A knighthood freshly shredded, bonuses dumped (well, two bonuses), – RBS/NatWest is back to centre stage again where it would rather not be. Because therein lurks the real problem that won’t go away.
The problem? The growing realisation that the pretence is not working. The simple fact is that RBS/NatWest is dead private meat. It will never actually be private again. Some people have got to get used to this.
The taxpayer will never get out (as the loss on sale to the private sector would run into tens of billions of pounds) and any talk about the “return” on capital invested here is a laughable proposition.
Those who seek to judge in simplistic terms that the taxpayers’ £45 billion can be assessed against the current market value of the product they bought are co-conspirators in the desperately hopeful pretence.
To be precise, the estimated current market value of the £45 billion we are into is probably now no more than £21 billion (and that’s being generous).
The National Audit Office website has a handy answer to the question of whether we will get our money back. “It is likely that a substantial proportion of these schemes and investments will be with us for some time and the eventual profit or loss to the taxpayer will not be known until all the support is removed, the loans repaid and the shares sold.”
The NAO itself clearly is tasked with looking at this from only one angle (as a balance sheet/profit & loss auditor). Even the NAO admits it is a big ask to get out of this any time soon.
The NAO also acknowledges what is frequently missed: the share purchases in RBS/NatWest were only a small part of the entire amount put at risk by the UK taxpayer. The Asset Protection Scheme and contingent liabilities involved the UK taxpayer putting up £210 billion just to keep the bank trading.
If the banking crisis in Europe continues to get worse and RBS/NatWest gets sucked in, then that money is at risk. So £255 billion is the real RBS/NatWest bill.
Those who simply cannot remove the private sector spectacles and state that the recovery of the share price is what must drive our concerns, because this will enable a sale, are citizens of Lah Lah land.
This is what leads to support for bonuses in the public sector banks, because such things make it look like, feel like, good old proper RBS/NatWest – a real private sector bank again. They desperately want to believe again.
The completely discredited business concept of shareholder value – that the best way to run a business is to drive the entire business based on outputs to the shareholder – is one of the things that got us all into the mess we are in.
And I get a hint of this in current defenders of the RBS/NatWest shareholder-return model. UKFI (the taxpayers’ representative in RBS/West) also seems to believe this model, too.
I would suggest that the taxpayer is not interested in the share price of the bank at all. The taxpayer wants the investment in the bank returned in a real way.

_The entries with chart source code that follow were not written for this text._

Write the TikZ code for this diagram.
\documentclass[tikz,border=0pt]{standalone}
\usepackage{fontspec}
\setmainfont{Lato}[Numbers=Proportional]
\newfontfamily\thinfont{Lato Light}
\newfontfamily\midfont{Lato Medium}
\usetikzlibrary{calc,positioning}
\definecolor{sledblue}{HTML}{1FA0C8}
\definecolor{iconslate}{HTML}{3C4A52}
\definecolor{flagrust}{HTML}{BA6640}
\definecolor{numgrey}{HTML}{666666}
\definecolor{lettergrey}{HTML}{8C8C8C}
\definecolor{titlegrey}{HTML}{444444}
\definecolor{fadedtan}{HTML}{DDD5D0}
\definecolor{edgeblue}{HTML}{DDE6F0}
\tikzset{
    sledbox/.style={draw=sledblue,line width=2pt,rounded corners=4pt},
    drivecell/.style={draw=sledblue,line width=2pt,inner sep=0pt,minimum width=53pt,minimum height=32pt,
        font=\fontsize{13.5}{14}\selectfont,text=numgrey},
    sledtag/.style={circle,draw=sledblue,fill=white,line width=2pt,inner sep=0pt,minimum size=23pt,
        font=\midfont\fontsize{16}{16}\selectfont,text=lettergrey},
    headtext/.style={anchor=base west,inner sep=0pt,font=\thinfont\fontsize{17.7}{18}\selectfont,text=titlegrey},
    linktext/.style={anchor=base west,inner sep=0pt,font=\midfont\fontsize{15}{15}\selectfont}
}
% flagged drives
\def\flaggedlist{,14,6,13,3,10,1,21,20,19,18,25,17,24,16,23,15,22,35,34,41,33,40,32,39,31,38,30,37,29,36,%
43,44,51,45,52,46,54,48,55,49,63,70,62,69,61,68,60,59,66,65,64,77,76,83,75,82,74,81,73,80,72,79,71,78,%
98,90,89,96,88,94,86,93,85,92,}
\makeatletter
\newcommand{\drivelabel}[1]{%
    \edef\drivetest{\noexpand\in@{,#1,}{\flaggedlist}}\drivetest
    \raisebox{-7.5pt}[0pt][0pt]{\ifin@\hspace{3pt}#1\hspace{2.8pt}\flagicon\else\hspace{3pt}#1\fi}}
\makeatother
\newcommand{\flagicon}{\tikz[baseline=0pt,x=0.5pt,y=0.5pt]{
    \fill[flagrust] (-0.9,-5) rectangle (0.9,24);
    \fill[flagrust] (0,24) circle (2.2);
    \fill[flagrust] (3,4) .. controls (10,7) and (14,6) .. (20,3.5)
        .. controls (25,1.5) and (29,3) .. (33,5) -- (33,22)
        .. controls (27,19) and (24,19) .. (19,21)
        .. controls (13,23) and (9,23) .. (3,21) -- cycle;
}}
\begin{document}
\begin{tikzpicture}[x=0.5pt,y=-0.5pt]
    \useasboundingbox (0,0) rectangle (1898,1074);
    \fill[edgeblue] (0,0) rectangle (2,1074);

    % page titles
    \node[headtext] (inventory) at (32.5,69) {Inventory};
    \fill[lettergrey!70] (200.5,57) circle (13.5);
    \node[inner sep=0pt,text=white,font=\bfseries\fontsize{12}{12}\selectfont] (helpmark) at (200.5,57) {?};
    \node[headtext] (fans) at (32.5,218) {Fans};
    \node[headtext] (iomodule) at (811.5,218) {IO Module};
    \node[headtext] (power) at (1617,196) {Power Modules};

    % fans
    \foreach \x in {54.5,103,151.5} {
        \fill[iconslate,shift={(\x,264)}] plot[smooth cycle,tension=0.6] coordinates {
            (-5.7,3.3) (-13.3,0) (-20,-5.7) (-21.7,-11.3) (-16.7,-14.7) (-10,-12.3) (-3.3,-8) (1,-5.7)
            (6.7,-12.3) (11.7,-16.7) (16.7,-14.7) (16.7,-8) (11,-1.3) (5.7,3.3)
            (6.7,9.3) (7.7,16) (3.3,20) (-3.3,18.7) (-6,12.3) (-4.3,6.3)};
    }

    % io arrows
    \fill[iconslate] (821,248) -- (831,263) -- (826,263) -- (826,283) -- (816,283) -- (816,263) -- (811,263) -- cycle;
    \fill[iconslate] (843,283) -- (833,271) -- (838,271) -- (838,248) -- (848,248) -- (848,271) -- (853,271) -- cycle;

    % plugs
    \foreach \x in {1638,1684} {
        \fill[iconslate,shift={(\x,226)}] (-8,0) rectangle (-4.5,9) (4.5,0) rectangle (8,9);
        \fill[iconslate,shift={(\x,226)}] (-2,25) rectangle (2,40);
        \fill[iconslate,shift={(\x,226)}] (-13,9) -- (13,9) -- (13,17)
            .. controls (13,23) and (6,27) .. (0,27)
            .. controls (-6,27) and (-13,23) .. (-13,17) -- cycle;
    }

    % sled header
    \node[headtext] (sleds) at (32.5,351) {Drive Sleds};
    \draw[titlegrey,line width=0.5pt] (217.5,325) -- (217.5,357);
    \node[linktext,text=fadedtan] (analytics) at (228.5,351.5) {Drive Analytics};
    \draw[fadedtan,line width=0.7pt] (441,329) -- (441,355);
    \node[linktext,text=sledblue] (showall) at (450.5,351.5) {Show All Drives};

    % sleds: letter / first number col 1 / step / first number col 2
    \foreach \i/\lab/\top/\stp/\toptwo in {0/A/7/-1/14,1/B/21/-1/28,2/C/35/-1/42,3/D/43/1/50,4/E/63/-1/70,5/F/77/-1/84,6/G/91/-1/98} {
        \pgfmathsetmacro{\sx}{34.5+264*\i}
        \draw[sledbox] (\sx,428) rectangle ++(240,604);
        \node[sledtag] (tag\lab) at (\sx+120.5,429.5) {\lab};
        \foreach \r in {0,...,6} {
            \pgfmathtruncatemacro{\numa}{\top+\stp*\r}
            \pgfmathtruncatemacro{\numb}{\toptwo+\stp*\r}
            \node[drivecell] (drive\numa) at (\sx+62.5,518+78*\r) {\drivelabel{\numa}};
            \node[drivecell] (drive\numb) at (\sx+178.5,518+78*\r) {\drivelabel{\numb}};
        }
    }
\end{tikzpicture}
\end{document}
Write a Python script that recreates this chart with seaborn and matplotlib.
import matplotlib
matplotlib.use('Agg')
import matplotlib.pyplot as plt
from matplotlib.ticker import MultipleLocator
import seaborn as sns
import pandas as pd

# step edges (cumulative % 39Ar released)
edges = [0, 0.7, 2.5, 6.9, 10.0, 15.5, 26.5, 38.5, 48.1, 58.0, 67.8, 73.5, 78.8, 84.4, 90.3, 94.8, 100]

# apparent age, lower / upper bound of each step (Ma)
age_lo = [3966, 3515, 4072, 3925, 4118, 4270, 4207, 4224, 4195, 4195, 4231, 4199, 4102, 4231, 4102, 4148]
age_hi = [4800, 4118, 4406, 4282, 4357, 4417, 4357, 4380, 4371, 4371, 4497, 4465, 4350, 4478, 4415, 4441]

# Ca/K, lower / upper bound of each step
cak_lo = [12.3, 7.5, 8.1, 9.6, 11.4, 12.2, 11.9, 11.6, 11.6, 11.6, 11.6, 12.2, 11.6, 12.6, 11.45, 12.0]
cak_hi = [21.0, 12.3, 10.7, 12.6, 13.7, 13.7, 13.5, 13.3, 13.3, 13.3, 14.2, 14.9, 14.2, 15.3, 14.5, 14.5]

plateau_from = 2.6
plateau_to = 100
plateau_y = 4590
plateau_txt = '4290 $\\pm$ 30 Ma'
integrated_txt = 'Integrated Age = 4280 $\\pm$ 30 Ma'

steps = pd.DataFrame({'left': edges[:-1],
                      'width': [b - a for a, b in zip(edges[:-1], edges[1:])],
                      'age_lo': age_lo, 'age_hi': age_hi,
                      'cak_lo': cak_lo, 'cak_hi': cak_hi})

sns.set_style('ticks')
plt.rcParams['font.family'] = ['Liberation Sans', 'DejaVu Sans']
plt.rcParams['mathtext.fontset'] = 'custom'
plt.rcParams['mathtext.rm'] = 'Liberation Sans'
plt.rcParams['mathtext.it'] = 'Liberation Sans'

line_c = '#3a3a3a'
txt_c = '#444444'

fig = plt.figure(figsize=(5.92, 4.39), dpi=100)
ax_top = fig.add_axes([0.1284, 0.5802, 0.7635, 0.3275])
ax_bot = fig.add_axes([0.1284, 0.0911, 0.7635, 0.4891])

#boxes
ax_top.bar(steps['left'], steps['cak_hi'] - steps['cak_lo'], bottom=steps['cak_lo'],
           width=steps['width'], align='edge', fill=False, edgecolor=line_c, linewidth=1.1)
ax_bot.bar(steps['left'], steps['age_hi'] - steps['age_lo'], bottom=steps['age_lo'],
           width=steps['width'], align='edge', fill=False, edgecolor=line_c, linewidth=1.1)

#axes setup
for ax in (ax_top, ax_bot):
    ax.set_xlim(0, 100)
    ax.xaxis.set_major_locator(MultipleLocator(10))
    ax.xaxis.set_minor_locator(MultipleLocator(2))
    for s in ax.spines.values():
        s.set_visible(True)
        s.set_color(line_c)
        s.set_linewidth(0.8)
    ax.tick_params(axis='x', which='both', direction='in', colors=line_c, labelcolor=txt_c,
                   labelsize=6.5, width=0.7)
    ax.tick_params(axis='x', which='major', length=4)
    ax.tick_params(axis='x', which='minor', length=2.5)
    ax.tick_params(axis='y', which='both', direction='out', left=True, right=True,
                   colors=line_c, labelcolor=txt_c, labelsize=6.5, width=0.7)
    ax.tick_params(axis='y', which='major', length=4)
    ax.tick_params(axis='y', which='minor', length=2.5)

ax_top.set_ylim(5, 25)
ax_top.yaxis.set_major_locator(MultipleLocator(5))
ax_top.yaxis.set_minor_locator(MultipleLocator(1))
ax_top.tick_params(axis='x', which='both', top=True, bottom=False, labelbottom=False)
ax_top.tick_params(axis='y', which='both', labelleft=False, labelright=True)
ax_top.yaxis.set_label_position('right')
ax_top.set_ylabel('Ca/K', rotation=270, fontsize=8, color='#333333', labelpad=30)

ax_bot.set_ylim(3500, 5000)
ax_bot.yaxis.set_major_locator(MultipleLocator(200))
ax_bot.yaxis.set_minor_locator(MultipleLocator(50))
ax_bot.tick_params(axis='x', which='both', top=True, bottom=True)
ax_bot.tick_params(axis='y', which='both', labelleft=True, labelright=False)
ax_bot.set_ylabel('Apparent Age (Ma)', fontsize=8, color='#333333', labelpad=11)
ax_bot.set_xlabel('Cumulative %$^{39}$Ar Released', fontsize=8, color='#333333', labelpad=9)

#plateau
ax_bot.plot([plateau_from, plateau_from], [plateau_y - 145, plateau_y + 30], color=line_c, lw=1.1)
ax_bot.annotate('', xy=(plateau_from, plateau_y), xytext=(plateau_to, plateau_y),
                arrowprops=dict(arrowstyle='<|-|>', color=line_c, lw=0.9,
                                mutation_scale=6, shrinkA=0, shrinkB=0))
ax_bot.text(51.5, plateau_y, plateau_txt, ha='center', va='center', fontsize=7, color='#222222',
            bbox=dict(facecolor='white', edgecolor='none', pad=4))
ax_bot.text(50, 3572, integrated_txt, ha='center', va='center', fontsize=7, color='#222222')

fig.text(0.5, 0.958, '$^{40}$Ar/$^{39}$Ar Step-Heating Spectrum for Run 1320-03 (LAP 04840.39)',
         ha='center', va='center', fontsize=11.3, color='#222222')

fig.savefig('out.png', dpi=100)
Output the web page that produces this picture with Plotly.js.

They would like the bank they own to behave like a bank the taxpayer owns. Not like a bog standard bank a few hedge funds and sovereign wealth funds own.
In other words, the taxpayer wants the wider health of the economy and businesses and people to be what drives the bank’s operations: not its share price.
I repeat – let’s get real: the bank must be taken off a private sector footing now, and be run as a nationalised public sector bank which is tasked with getting lending out into businesses, particularly small businesses, and based in the regions. Any other approach is simply putting the real investment of the taxpayer at even greater risk.